Respekt vor dem Herrscher, der sein Reich zum Christentum bekehrte und die Bulgaren vereinte, gebietet auch die ihm geweihte Kapelle am Ende des Hofes. Sie ist nicht groß, sorgt dafür aber mit ihrem Mauerwerk, ihrem geschnitzten Altar und der Ikone des Fürsten für Aufmerksamkeit. Rechterhand der schweren Kapellenpforte befindet sich der Kreuzstein mit der armenischen Inschrift: "Dieser Kreuzstein (Chatschkar) wurde zu Ehren des bulgarischen Volkes anlässlich des 1.150 Jahrestags der Christianisierung errichtet."
"Zudem veranschaulicht eine Galerie die Geschichte der Kyrillitza in Bildern", bemerkt Karen Aleksanjan. "Die Bilderthemen sind dem Heiligenleben von Kliment von Ohrid entlehnt als auch den Forschungsarbeiten des Historikers Prof. Plamen Pawlow über diese Zeit. Die Ideen wurden von verschiedenen bulgarischen Künstlern umgesetzt. Die Hauptgemälde sind das Werk von Dozent Iwan Uzunow, der dem Lehrstuhl für Malerei an der Universität in Weliko Tarnowo vorsteht, der Nachwuchsmalerin Mihaela Mihajlowa sowie von Walentin Goschew."

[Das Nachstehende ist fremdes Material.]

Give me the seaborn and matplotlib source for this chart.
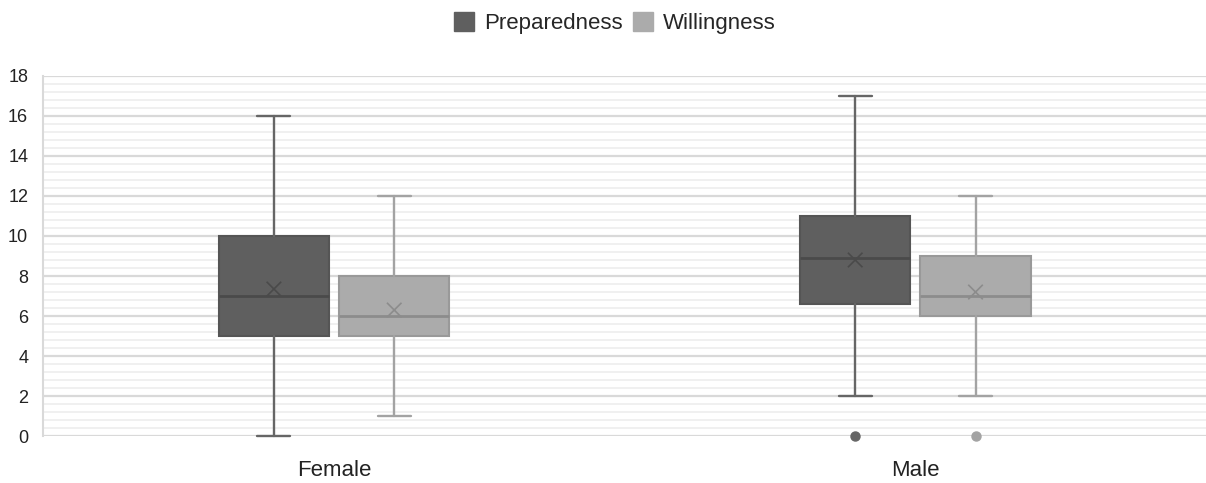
import numpy as np
import pandas as pd
import matplotlib.pyplot as plt
from matplotlib.patches import Patch
from matplotlib.ticker import MultipleLocator
import seaborn as sns

sns.set_theme(style='white')
plt.rcParams['font.family'] = ['Liberation Sans', 'DejaVu Sans']

# --- data (per gender: [Preparedness, Willingness]) ---
genders = ['Female', 'Male']
measures = ['Preparedness', 'Willingness']
whisker_low = [[0, 1], [2, 2]]
q1 = [[5, 5], [6.6, 6]]
median = [[7, 6], [8.9, 7]]
q3 = [[10, 8], [11, 9]]
whisker_high = [[16, 12], [17, 12]]
means = [[7.35, 6.3], [8.8, 7.2]]
outliers = [[[], []], [[0], [0]]]

# --- styling ---
fill = ['#5f5f5f', '#ababab']
edge = ['#555555', '#999999']
line = ['#666666', '#a3a3a3']
med_col = ['#4a4a4a', '#8c8c8c']
offset = 0.1035
box_w = 0.19

fig = plt.figure(figsize=(12.06, 4.83), dpi=100)
ax = fig.add_axes([0.036, 0.097, 0.964, 0.746])

rows = []
for j, m in enumerate(measures):
    stats = []
    pos = []
    for i, g in enumerate(genders):
        stats.append(dict(label=g, whislo=whisker_low[i][j], q1=q1[i][j],
                          med=median[i][j], q3=q3[i][j], whishi=whisker_high[i][j],
                          mean=means[i][j], fliers=outliers[i][j]))
        pos.append(i + (2 * j - 1) * offset)
        rows.append({'pos': pos[-1], 'mean': means[i][j], 'measure': m})
    parts = ax.bxp(stats, positions=pos, widths=box_w, patch_artist=True,
                   showmeans=False, showfliers=True, capwidths=box_w * 0.3,
                   manage_ticks=False,
                   boxprops=dict(facecolor=fill[j], edgecolor=edge[j], linewidth=1.5),
                   whiskerprops=dict(color=line[j], linewidth=1.7),
                   capprops=dict(color=line[j], linewidth=1.7),
                   medianprops=dict(color=med_col[j], linewidth=2),
                   flierprops=dict(marker='o', markerfacecolor=line[j],
                                   markeredgecolor=line[j], markersize=6.5))
    for arts in parts.values():
        for a in arts:
            a.set_clip_on(False)

# mean markers
mean_df = pd.DataFrame(rows)
sns.scatterplot(data=mean_df, x='pos', y='mean', hue='measure',
                palette=dict(zip(measures, med_col)), marker='x', s=110,
                linewidth=1.2, legend=False, ax=ax, zorder=5)

ax.set_xlim(-0.5, 1.5)
ax.set_ylim(0, 18)
ax.set_xticks(range(len(genders)))
ax.set_xticklabels(genders, fontsize=16, color='#222222')
ax.yaxis.set_major_locator(MultipleLocator(2))
ax.yaxis.set_minor_locator(MultipleLocator(0.4))
ax.tick_params(axis='y', which='both', length=0, pad=11, labelsize=13, labelcolor='#222222')
ax.tick_params(axis='x', length=0, pad=17)
ax.set_xlabel('')
ax.set_ylabel('')
ax.grid(True, axis='y', which='major', color='#d9d9d9', linewidth=1.6)
ax.grid(True, axis='y', which='minor', color='#eeeeee', linewidth=1.2)
ax.set_axisbelow(True)
for s in ['top', 'right', 'bottom']:
    ax.spines[s].set_visible(False)
ax.spines['left'].set_color('#d9d9d9')
ax.spines['left'].set_linewidth(1.5)

handles = [Patch(facecolor=fill[k], edgecolor=fill[k], label=measures[k]) for k in range(2)]
fig.legend(handles=handles, loc='center', bbox_to_anchor=(0.51, 0.952), ncol=2,
           frameon=False, fontsize=16, handlelength=0.9, handleheight=0.9,
           handletextpad=0.45, columnspacing=0.45)

plt.savefig('out.png', dpi=100)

Der Kyrillitza-Hof ist voller Leben. Hier erhalten Erstklässler aus Schumen, Warna und Russe am Ende des Schuljahres ihre Zeugnis. Er ist ein geistiges Zentrum weit über unsere Landesgrenzen hinweg. Ende Mai war der Kyrilliza-Hof Gastgeber des internationalen Literaturfestivals "Slawische Umarmung". Dichter und Schriftsteller aus 20 Staaten rezitierten inmitten der Buchstaben ihre Werke.
Zum Abschied geht es vorbei an den Skulpturen von Fürst Boris I und der heiligen Gebrüder Kyrill und Method, der Schutzpatrone Europas, die sich majestätisch am Ende des Hofes erheben und über die Buchstaben und alles Bulgarische wachen.